TECH ROLES, EXPLAINED SIMPLY

The Engineer Who Goes to the Front Line (a.k.a. what a "Forward Deployed Engineer" actually is)

You've probably seen this job title floating around lately — half the AI startups you follow are hiring for it, and it sounds vaguely military. That's because it is. Once you know where the term comes from, the whole job makes instant sense.


The problem, first

Software companies build one generic product for thousands of customers. But real customers have messy, specific data, weird internal workflows, and problems that never quite fit the demo.

The old way this gets handled: the customer requests a change, it goes to an account manager, who relays it to a product manager, who adds it to a backlog, who maybe ships it in six months — if it survives the game of telephone. By the time it arrives, it's usually not quite what anyone actually needed.

Where the term comes from: "forward deployed" is military language.

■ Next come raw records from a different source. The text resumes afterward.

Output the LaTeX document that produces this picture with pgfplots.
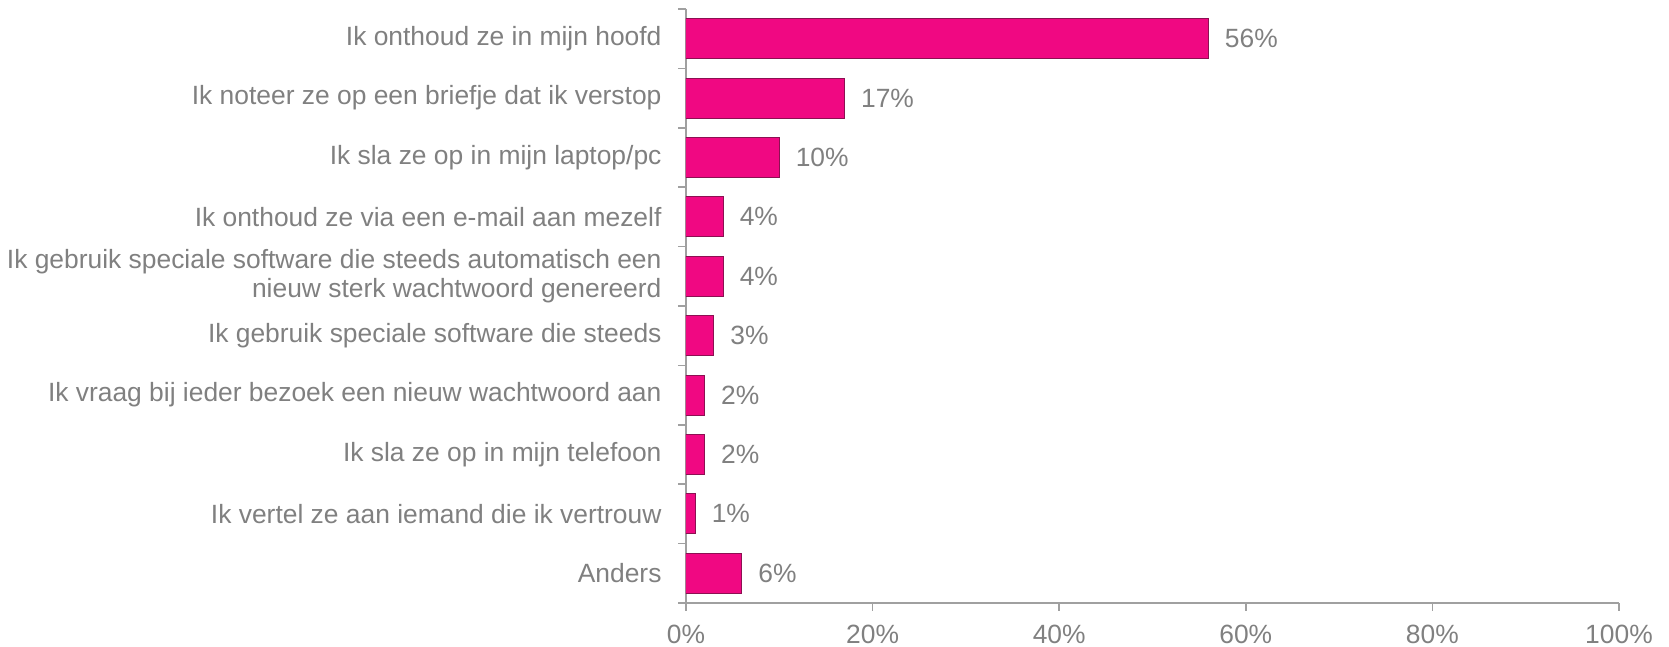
\documentclass[border=0pt]{standalone}
\usepackage{fontspec}
\setmainfont{Liberation Sans}
\usepackage{pgfplots}
\pgfplotsset{compat=1.18}

\definecolor{barpink}{RGB}{240,8,130}
\definecolor{bardark}{RGB}{140,16,82}
\definecolor{axisgray}{RGB}{160,160,160}
\definecolor{textgray}{RGB}{128,128,128}

\begin{document}
\begin{tikzpicture}
\begin{axis}[
  xbar,
  scale only axis,
  width=933bp, height=594bp,
  xmin=0, xmax=100,
  ymin=-0.5, ymax=9.5,
  y dir=reverse,
  bar width=40bp,
  axis x line*=bottom,
  axis y line*=left,
  axis line style={draw=axisgray, line width=1.5bp},
  tick align=outside,
  major tick length=8bp,
  minor tick length=8bp,
  tick style={draw=axisgray, line width=1.5bp},
  major y tick style={draw=none},
  xtick={0,20,...,100},
  xticklabel={\pgfmathprintnumber{\tick}\%},
  ytick={0,...,9},
  minor ytick={-0.5,0.5,...,9.5},
  yticklabels={
    Ik onthoud ze in mijn hoofd,
    Ik noteer ze op een briefje dat ik verstop,
    Ik sla ze op in mijn laptop/pc,
    Ik onthoud ze via een e-mail aan mezelf,
    {Ik gebruik speciale software die steeds automatisch een\\nieuw sterk wachtwoord genereerd},
    Ik gebruik speciale software die steeds,
    Ik vraag bij ieder bezoek een nieuw wachtwoord aan,
    Ik sla ze op in mijn telefoon,
    Ik vertel ze aan iemand die ik vertrouw,
    Anders},
  y tick label style={align=right, xshift=-13bp},
  x tick label style={yshift=-11bp},
  ticklabel style={font=\fontsize{26.5}{29}\selectfont, text=textgray},
  /pgf/number format/assume math mode=true,
  nodes near coords={\pgfmathprintnumber{\pgfplotspointmeta}\%},
  nodes near coords style={font=\fontsize{26.5}{29}\selectfont, text=textgray, inner sep=0pt, anchor=west, xshift=16bp},
]
\addplot[fill=barpink, draw=bardark, line width=1bp] coordinates {
  (56,0) (17,1) (10,2) (4,3) (4,4) (3,5) (2,6) (2,7) (1,8) (6,9)
};
\end{axis}
\pgfresetboundingbox
\path ([xshift=-686bp,yshift=-44bp]current axis.south west) rectangle ([xshift=50bp,yshift=9bp]current axis.north east);
\end{tikzpicture}
\end{document}
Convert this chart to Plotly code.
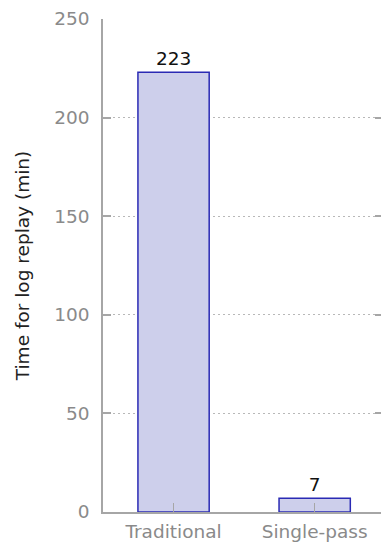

Instead of keeping troops and equipment back at headquarters, you move them forward, right up to the front line, so they can respond to what's actually happening on the ground — in real time, not on a six-month cycle.

How it actually works

Two very different jobs, same title:

  • Traditional engineer — sits at HQ, builds generic roadmap features, learns about customer problems secondhand through support tickets and account managers, ships fixes next quarter.
  • Forward deployed engineer — embeds directly with the customer's team (on-site or close to it), sees the raw, messy problem firsthand, and writes real, working code on the spot to solve it — same day, not next quarter.

Because they're both the person who understands the business problem and the person who can actually code the fix, the best patterns they find often get folded back into the core product — so the next customer gets it built in.

The "aha" moment

Before: a bank needs a custom fraud-detection workflow on top of a vendor's platform. Old way — submit a request, wait months for the roadmap to prioritize it, hope it matches what they actually meant.

With an FDE: the vendor sends an engineer to literally sit with the bank's team, watch how they catch fraud today, and build the custom workflow directly on the platform within days — because the person who understands the code and the person who understands the problem are the same person, in the same room.

A forward deployed engineer doesn't ship the generic product over the wall and hope it fits.
They go to the front line, where the real problem lives, and build the fix in person.

This is exactly why the role is exploding right now. A generic AI model rarely solves a company's actual, weird, real-world problem straight out of the box — someone has to sit at the front line and wire it up.